→ **Stated problem**:
Pictures within the data are to be left out; everything else must be reproduced exactly.

→ **Data extract**:

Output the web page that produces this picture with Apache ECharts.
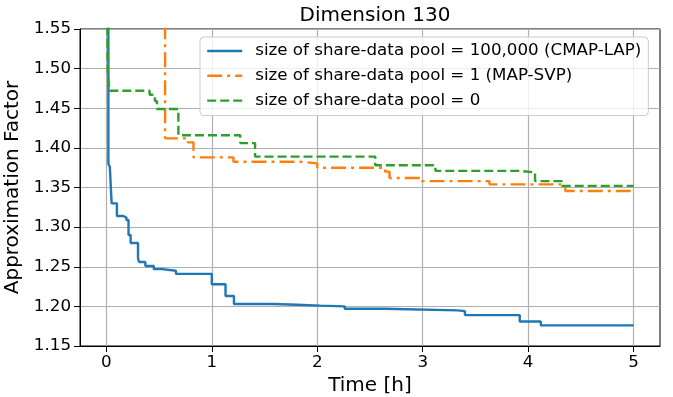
<!DOCTYPE html>
<html>
<head>
<meta charset="utf-8">
<script src="https://cdn.jsdelivr.net/npm/echarts@6/dist/echarts.min.js"></script>
<style>
html,body{margin:0;padding:0;background:#fff;}
#chart{width:673px;height:397px;}
</style>
</head>
<body>
<div id="chart"></div>
<script>
const titleText = 'Dimension 130';
const xName = 'Time [h]';
const yName = 'Approximation Factor';
const xTicks = [0, 1, 2, 3, 4, 5];
const seriesNames = [
  'size of share-data pool = 100,000 (CMAP-LAP)',
  'size of share-data pool = 1 (MAP-SVP)',
  'size of share-data pool = 0'
];
const lapTime  = [0, 0.019, 0.033, 0.05, 0.10, 0.16, 0.19, 0.21, 0.23, 0.30, 0.31, 0.37, 0.45, 0.53, 0.66, 1.00, 1.13, 1.21, 1.58, 1.81, 2.03, 2.26, 2.64, 3.33, 3.40, 3.92, 4.12, 5.00];
const lapValue = [1.80, 1.380, 1.376, 1.330, 1.314, 1.312, 1.309, 1.290, 1.280, 1.261, 1.256, 1.251, 1.247, 1.245, 1.241, 1.228, 1.213, 1.203, 1.202, 1.201, 1.200, 1.197, 1.195, 1.194, 1.189, 1.181, 1.176, 1.176];
const svpTime  = [0, 0.557, 0.772, 0.826, 1.205, 1.836, 2.00, 2.644, 2.685, 2.992, 3.633, 4.352, 5.00];
const svpValue = [1.80, 1.412, 1.407, 1.388, 1.3825, 1.3805, 1.375, 1.370, 1.362, 1.358, 1.354, 1.3456, 1.3456];
const noneTime  = [0, 0.013, 0.028, 0.41, 0.46, 0.48, 0.683, 1.27, 1.41, 2.55, 3.12, 3.92, 4.065, 4.32, 5.00];
const noneValue = [1.80, 1.498, 1.472, 1.467, 1.459, 1.449, 1.416, 1.406, 1.389, 1.378, 1.371, 1.369, 1.358, 1.352, 1.352];

const colors = ['#1f77b4', '#ff7f0e', '#2ca02c'];
const dashes = ['solid', [15, 5, 3, 5], [9, 4]];
const FONT = 'DejaVu Sans';

function pairs(t, v) { return t.map((x, i) => [x, v[i]]); }
const allData = [pairs(lapTime, lapValue), pairs(svpTime, svpValue), pairs(noneTime, noneValue)];

const chart = echarts.init(document.getElementById('chart'), null, {renderer: 'canvas'});
chart.setOption({
  animation: false,
  backgroundColor: '#fff',
  textStyle: {fontFamily: FONT},
  title: {
    text: titleText,
    left: 370, textAlign: 'center',
    top: 1,
    textStyle: {fontFamily: FONT, fontSize: 20, fontWeight: 'normal', color: '#000'}
  },
  grid: {
    left: 80, right: 13, top: 29, bottom: 51,
    containLabel: false, outerBoundsMode: 'none',
    show: true, borderColor: '#000', borderWidth: 1, backgroundColor: 'transparent'
  },
  legend: {
    orient: 'vertical',
    left: 200, top: 37,
    padding: [4, 7, 5, 6],
    itemGap: 4.8,
    itemWidth: 35, itemHeight: 14,
    backgroundColor: 'rgba(255,255,255,0.8)',
    borderColor: '#cccccc', borderWidth: 1, borderRadius: 4,
    itemStyle: {opacity: 0},
    lineStyle: {width: 2.4},
    textStyle: {fontFamily: FONT, fontSize: 16.7, color: '#000', lineHeight: 20, padding: [0, 0, 0, 8]},
    data: seriesNames
  },
  xAxis: {
    type: 'value', min: -0.25, max: 5.25,
    name: xName, nameLocation: 'middle', nameGap: 27,
    nameTextStyle: {fontFamily: FONT, fontSize: 20, color: '#000'},
    axisLine: {show: true, onZero: false, lineStyle: {color: '#000', width: 1}},
    axisTick: {show: true, length: 6, customValues: xTicks, lineStyle: {color: '#000', width: 1}},
    axisLabel: {customValues: xTicks, margin: 8, fontFamily: FONT, fontSize: 16.7, color: '#000'},
    splitLine: {show: true, lineStyle: {color: '#b0b0b0', width: 1.2}}
  },
  yAxis: {
    type: 'value', min: 1.15, max: 1.55, interval: 0.05,
    name: yName, nameLocation: 'middle', nameGap: 49,
    nameTextStyle: {fontFamily: FONT, fontSize: 20, color: '#000'},
    axisLine: {show: true, onZero: false, lineStyle: {color: '#000', width: 1}},
    axisTick: {show: true, length: 6, lineStyle: {color: '#000', width: 1}},
    axisLabel: {margin: 9, fontFamily: FONT, fontSize: 16.7, color: '#000', formatter: v => v.toFixed(2)},
    splitLine: {show: true, lineStyle: {color: '#b0b0b0', width: 1.2}}
  },
  series: seriesNames.map((n, i) => ({
    name: n,
    type: 'line',
    step: 'end',
    symbol: 'none',
    clip: true,
    color: colors[i],
    lineStyle: {color: colors[i], width: 2.4, type: dashes[i]},
    data: allData[i]
  }))
});
</script>
</body>
</html>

→ **Answer to this problem**:
Output the web page that produces this picture with Apache ECharts.
<!DOCTYPE html>
<html>
<head>
<meta charset="utf-8">
<script src="https://cdn.jsdelivr.net/npm/echarts@6/dist/echarts.min.js"></script>
<style>
html,body{margin:0;padding:0;background:#fff;}
#chart{width:673px;height:397px;}
</style>
</head>
<body>
<div id="chart"></div>
<script>
const titleText = 'Dimension 130';
const xName = 'Time [h]';
const yName = 'Approximation Factor';
const xTicks = [0, 1, 2, 3, 4, 5];
const seriesNames = [
  'size of share-data pool = 100,000 (CMAP-LAP)',
  'size of share-data pool = 1 (MAP-SVP)',
  'size of share-data pool = 0'
];
const lapTime  = [0, 0.019, 0.033, 0.05, 0.10, 0.16, 0.19, 0.21, 0.23, 0.30, 0.31, 0.37, 0.45, 0.53, 0.66, 1.00, 1.13, 1.21, 1.58, 1.81, 2.03, 2.26, 2.64, 3.33, 3.40, 3.92, 4.12, 5.00];
const lapValue = [1.80, 1.380, 1.376, 1.330, 1.314, 1.312, 1.309, 1.290, 1.280, 1.261, 1.256, 1.251, 1.247, 1.245, 1.241, 1.228, 1.213, 1.203, 1.202, 1.201, 1.200, 1.197, 1.195, 1.194, 1.189, 1.181, 1.176, 1.176];
const svpTime  = [0, 0.557, 0.772, 0.826, 1.205, 1.836, 2.00, 2.644, 2.685, 2.992, 3.633, 4.352, 5.00];
const svpValue = [1.80, 1.412, 1.407, 1.388, 1.3825, 1.3805, 1.375, 1.370, 1.362, 1.358, 1.354, 1.3456, 1.3456];
const noneTime  = [0, 0.013, 0.028, 0.41, 0.46, 0.48, 0.683, 1.27, 1.41, 2.55, 3.12, 3.92, 4.065, 4.32, 5.00];
const noneValue = [1.80, 1.498, 1.472, 1.467, 1.459, 1.449, 1.416, 1.406, 1.389, 1.378, 1.371, 1.369, 1.358, 1.352, 1.352];

const colors = ['#1f77b4', '#ff7f0e', '#2ca02c'];
const dashes = ['solid', [15, 5, 3, 5], [9, 4]];
const FONT = 'DejaVu Sans';

function pairs(t, v) { return t.map((x, i) => [x, v[i]]); }
const allData = [pairs(lapTime, lapValue), pairs(svpTime, svpValue), pairs(noneTime, noneValue)];

const chart = echarts.init(document.getElementById('chart'), null, {renderer: 'canvas'});
chart.setOption({
  animation: false,
  backgroundColor: '#fff',
  textStyle: {fontFamily: FONT},
  title: {
    text: titleText,
    left: 370, textAlign: 'center',
    top: 1,
    textStyle: {fontFamily: FONT, fontSize: 20, fontWeight: 'normal', color: '#000'}
  },
  grid: {
    left: 80, right: 13, top: 29, bottom: 51,
    containLabel: false, outerBoundsMode: 'none',
    show: true, borderColor: '#000', borderWidth: 1, backgroundColor: 'transparent'
  },
  legend: {
    orient: 'vertical',
    left: 200, top: 37,
    padding: [4, 7, 5, 6],
    itemGap: 4.8,
    itemWidth: 35, itemHeight: 14,
    backgroundColor: 'rgba(255,255,255,0.8)',
    borderColor: '#cccccc', borderWidth: 1, borderRadius: 4,
    itemStyle: {opacity: 0},
    lineStyle: {width: 2.4},
    textStyle: {fontFamily: FONT, fontSize: 16.7, color: '#000', lineHeight: 20, padding: [0, 0, 0, 8]},
    data: seriesNames
  },
  xAxis: {
    type: 'value', min: -0.25, max: 5.25,
    name: xName, nameLocation: 'middle', nameGap: 27,
    nameTextStyle: {fontFamily: FONT, fontSize: 20, color: '#000'},
    axisLine: {show: true, onZero: false, lineStyle: {color: '#000', width: 1}},
    axisTick: {show: true, length: 6, customValues: xTicks, lineStyle: {color: '#000', width: 1}},
    axisLabel: {customValues: xTicks, margin: 8, fontFamily: FONT, fontSize: 16.7, color: '#000'},
    splitLine: {show: true, lineStyle: {color: '#b0b0b0', width: 1.2}}
  },
  yAxis: {
    type: 'value', min: 1.15, max: 1.55, interval: 0.05,
    name: yName, nameLocation: 'middle', nameGap: 49,
    nameTextStyle: {fontFamily: FONT, fontSize: 20, color: '#000'},
    axisLine: {show: true, onZero: false, lineStyle: {color: '#000', width: 1}},
    axisTick: {show: true, length: 6, lineStyle: {color: '#000', width: 1}},
    axisLabel: {margin: 9, fontFamily: FONT, fontSize: 16.7, color: '#000', formatter: v => v.toFixed(2)},
    splitLine: {show: true, lineStyle: {color: '#b0b0b0', width: 1.2}}
  },
  series: seriesNames.map((n, i) => ({
    name: n,
    type: 'line',
    step: 'end',
    symbol: 'none',
    clip: true,
    color: colors[i],
    lineStyle: {color: colors[i], width: 2.4, type: dashes[i]},
    data: allData[i]
  }))
});
</script>
</body>
</html>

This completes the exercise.